The biggest roadblock at the moment is the concept of hooks, wherein a developer’s module code finds its way into the system to be executed before, after, alongside, or instead of the code that would normally be there. In older Android versions, all the way up through Android 6.0.1 (Marshmallow), the Xposed team had a handle on the way that the system did hooks, and were mostly able to get code past the normal protections. In Nougat, however, the old method to hook a piece of code isn’t even present anymore in most cases throughout the system; instead, code is executed either in real time via the Just-In-Time Compiler released with ART on Android 4.4 (KitKat) and perfected in Nougat, or is handled via dynamic recompilation of code in real time. Both of these solutions are agile and make for a smoother Android experience, but make it harder to insert the kind of interceptor code that Xposed relies on. While some system functions are susceptible, some aren’t, so it’s essentially a gamble at this point as to whether a given module will work and when.
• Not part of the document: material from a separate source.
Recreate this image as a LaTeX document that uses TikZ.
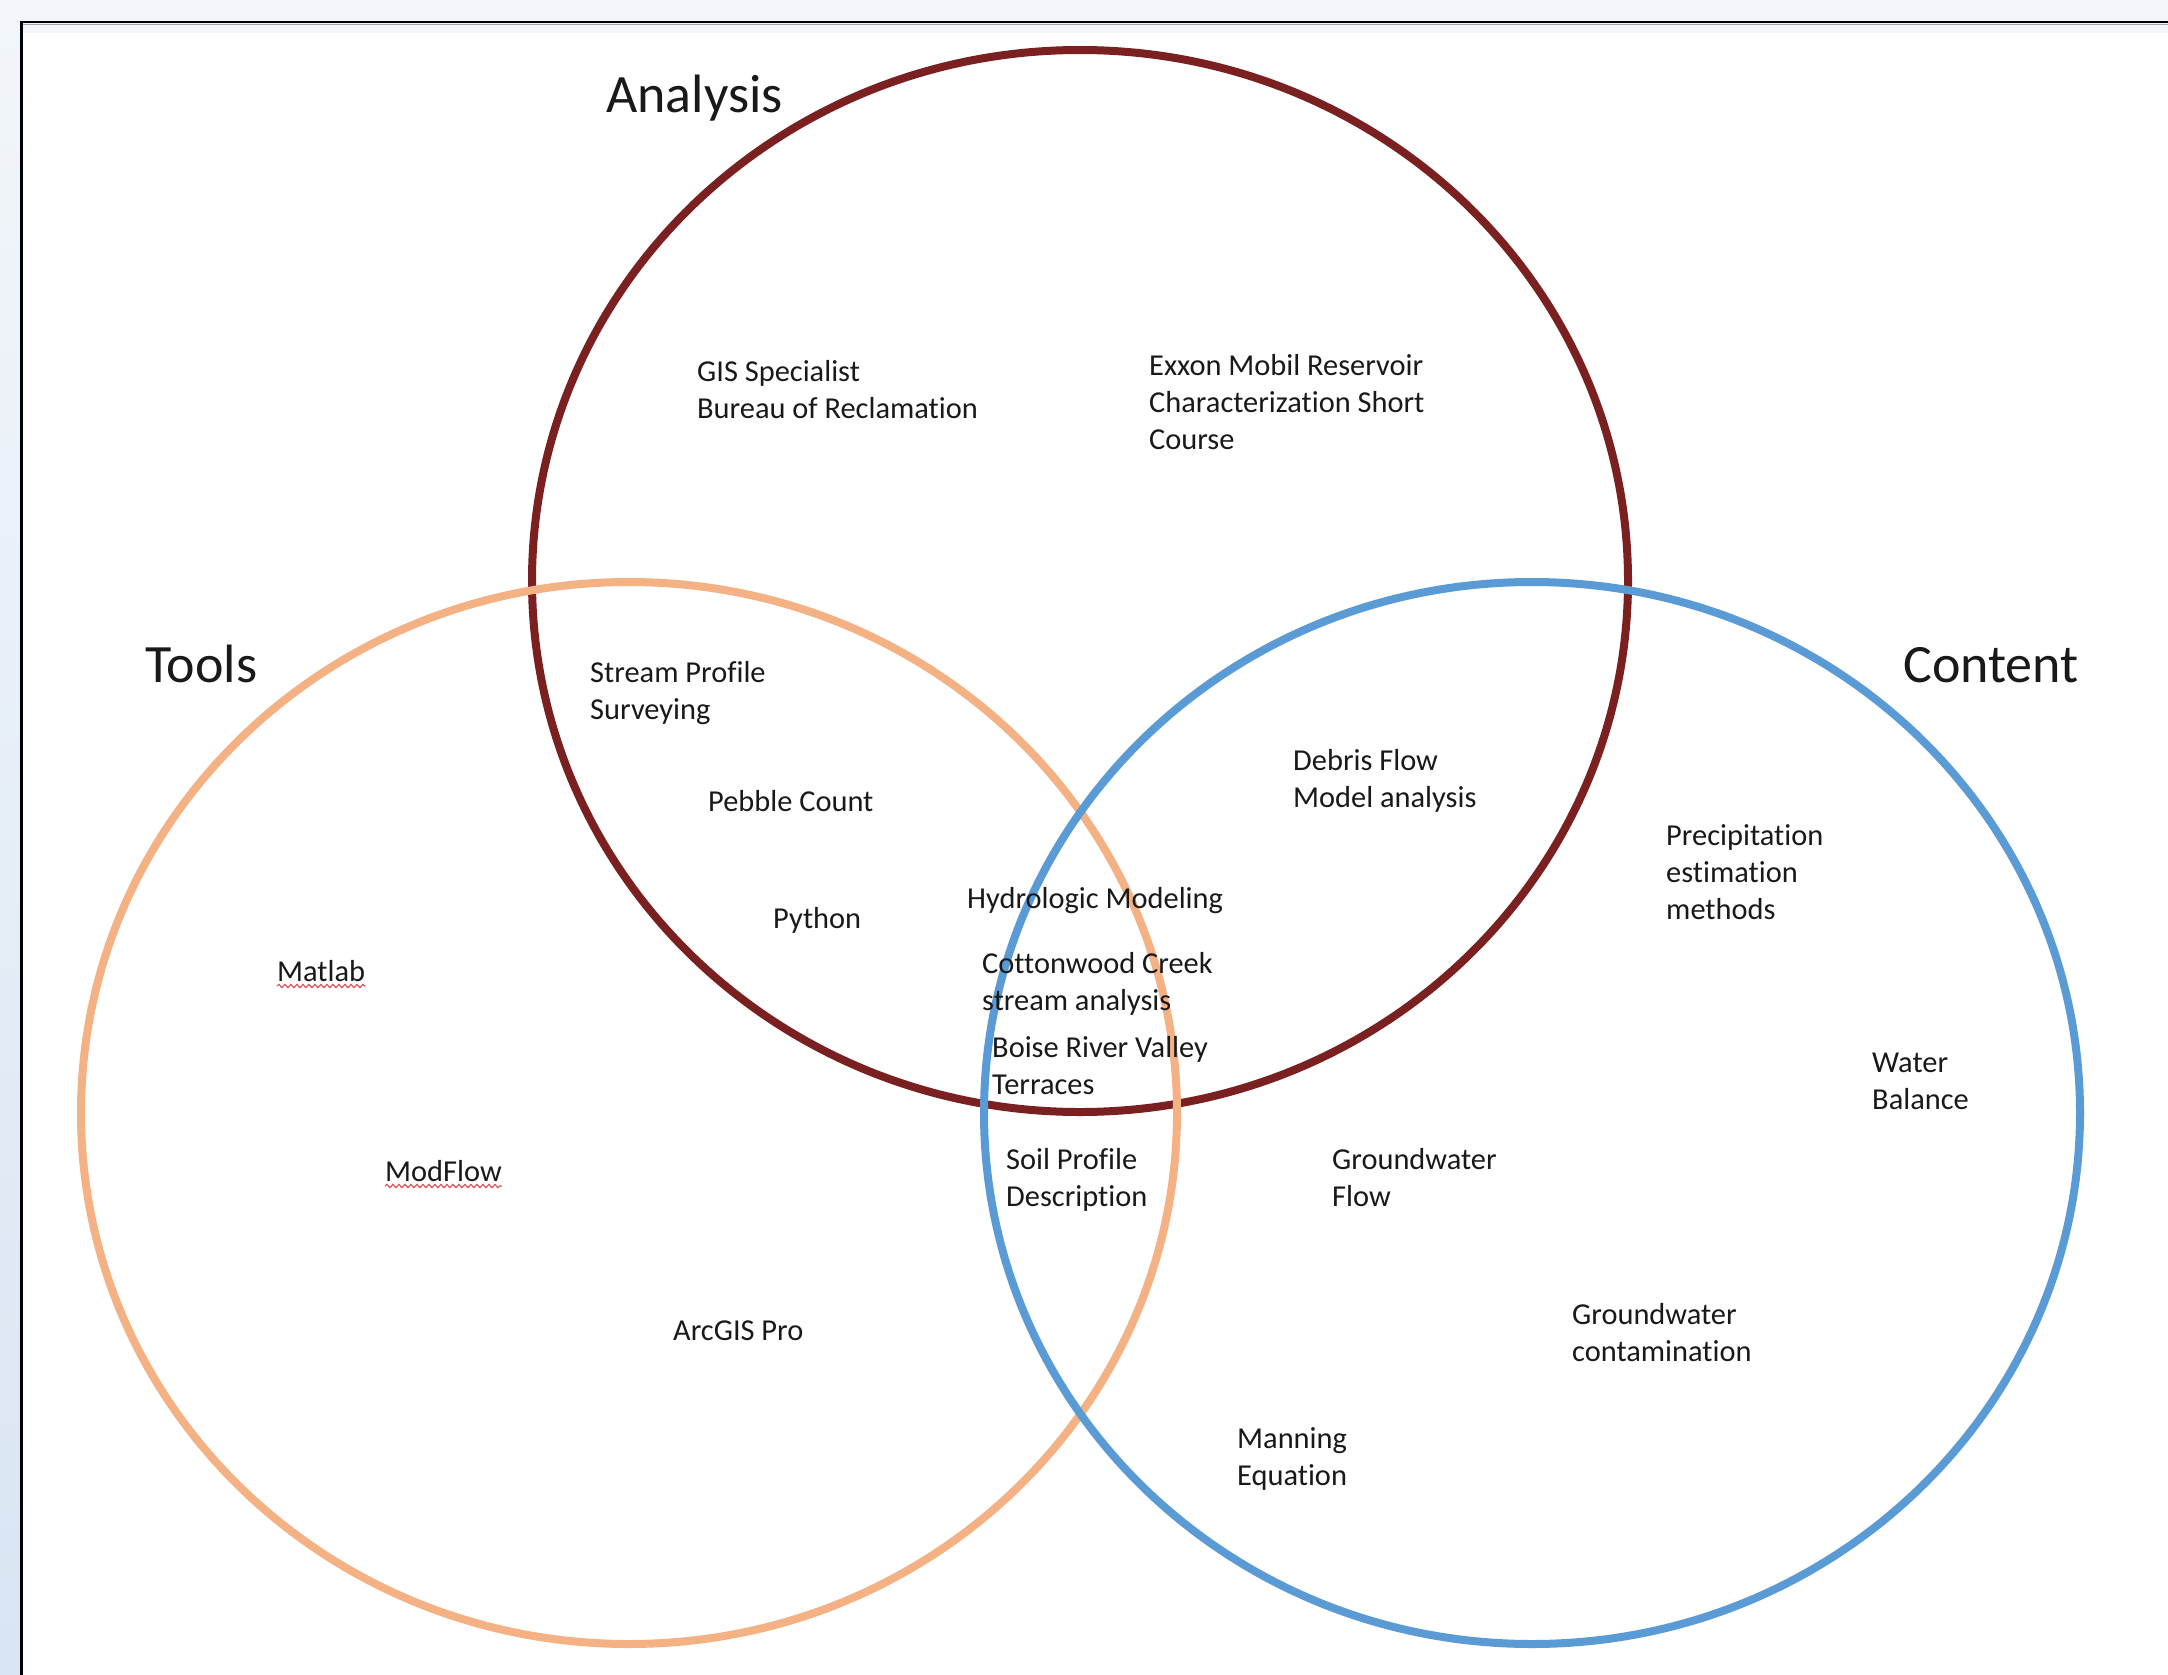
\documentclass[tikz,border=0pt]{standalone}
\usepackage{fontspec}
\setmainfont{Carlito}[Ligatures=NoCommon]
\usetikzlibrary{shapes.geometric,decorations.pathmorphing}
\definecolor{anacol}{RGB}{122,32,32}
\definecolor{toolcol}{RGB}{244,177,131}
\definecolor{contcol}{RGB}{91,155,213}
\definecolor{bgtop}{RGB}{242,246,250}
\definecolor{bgbot}{RGB}{217,229,243}
\definecolor{txt}{RGB}{25,25,25}
\definecolor{spell}{RGB}{230,80,90}
\tikzset{
  setring/.style={ellipse, draw, line width=8pt, minimum width=1096pt, minimum height=1062pt, inner sep=0pt},
  head/.style={anchor=base west, inner sep=0pt, text=txt, font=\fontsize{54}{65}\selectfont},
  item/.style={anchor=base west, inner sep=0pt, text=txt, align=left, font=\fontsize{30.4}{37}\selectfont},
  squiggle/.style={draw=spell, line width=1.2pt, decorate, decoration={snake, amplitude=1.6pt, segment length=6pt}}
}
\begin{document}
\begin{tikzpicture}[x=1pt,y=-1pt]
\useasboundingbox (0,0) rectangle (2168,1675);
% window background and frame
\shade[top color=bgtop, bottom color=bgbot] (0,0) rectangle (2168,1675);
\fill[white] (23,33) rectangle (2168,1675);
\fill[bgtop] (23,23) rectangle (2168,33);
\draw[black, line width=2.5pt] (21.5,1675) -- (21.5,22) -- (2168,22);
\draw[black!35, line width=0.8pt] (23,24.5) -- (2168,24.5);
% the three sets
\node[setring, draw=anacol] (analysis) at (1080,581) {};
\node[setring, draw=toolcol] (tools) at (629,1113) {};
\node[setring, draw=contcol] (content) at (1532,1113) {};
% headings (anchor = baseline)
\node[head] (hAnalysis) at (606,113) {Analysis};
\node[head] (hTools) at (145,682) {Tools};
\node[head] (hContent) at (1903,682) {Content};
% items (anchor = baseline of the last line)
% Analysis only
\node[item] (gis) at (697,418) {GIS Specialist\\Bureau of Reclamation};
\node[item] (exxon) at (1149,449) {Exxon Mobil Reservoir\\Characterization Short\\Course};
% Analysis and Tools
\node[item] (stream) at (590,719) {Stream Profile\\Surveying};
\node[item] (pebble) at (708,811) {Pebble Count};
\node[item] (python) at (773,928) {Python};
% all three
\node[item] (hydro) at (967,908) {Hydrologic Modeling};
\node[item] (cotton) at (982,1010) {Cottonwood Creek\\stream analysis};
\node[item] (boise) at (992,1094) {Boise River Valley\\Terraces};
% Analysis and Content
\node[item] (debris) at (1293,807) {Debris Flow\\Model analysis};
% Content only
\node[item] (precip) at (1666,919) {Precipitation\\estimation\\methods};
\node[item] (water) at (1872,1109) {Water\\Balance};
\node[item] (gwflow) at (1332,1206) {Groundwater\\Flow};
\node[item] (gwcont) at (1572,1361) {Groundwater\\contamination};
\node[item] (manning) at (1237,1485) {Manning\\Equation};
% Tools and Content
\node[item] (soil) at (1006,1206) {Soil Profile\\Description};
% Tools only
\node[item] (matlab) at (277,981) {Matlab};
\node[item] (modflow) at (385,1181) {ModFlow};
\node[item] (arcgis) at (673,1340) {ArcGIS Pro};
% spell-check underlines
\draw[squiggle] ([yshift=-5pt]matlab.base west) -- ([yshift=-5pt]matlab.base east);
\draw[squiggle] ([yshift=-5pt]modflow.base west) -- ([yshift=-5pt]modflow.base east);
\end{tikzpicture}
\end{document}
The other big roadblock, not quite as major as hooks and calls, is the way that the Just-In-Time Compiler and the dynamic recompilation that complement it work. Even if hooking is solved, the team will have to reshape the tool around it, and developers will have to retool their modules for the new way that Android handles deciphering, putting together, and executing code with these new tools. For now, the team is hard at work trying to pin down a more precise method; Xposed could technically be released in its current state with a few tweaks for Nougat, but to say it wouldn’t work would be a huge understatement.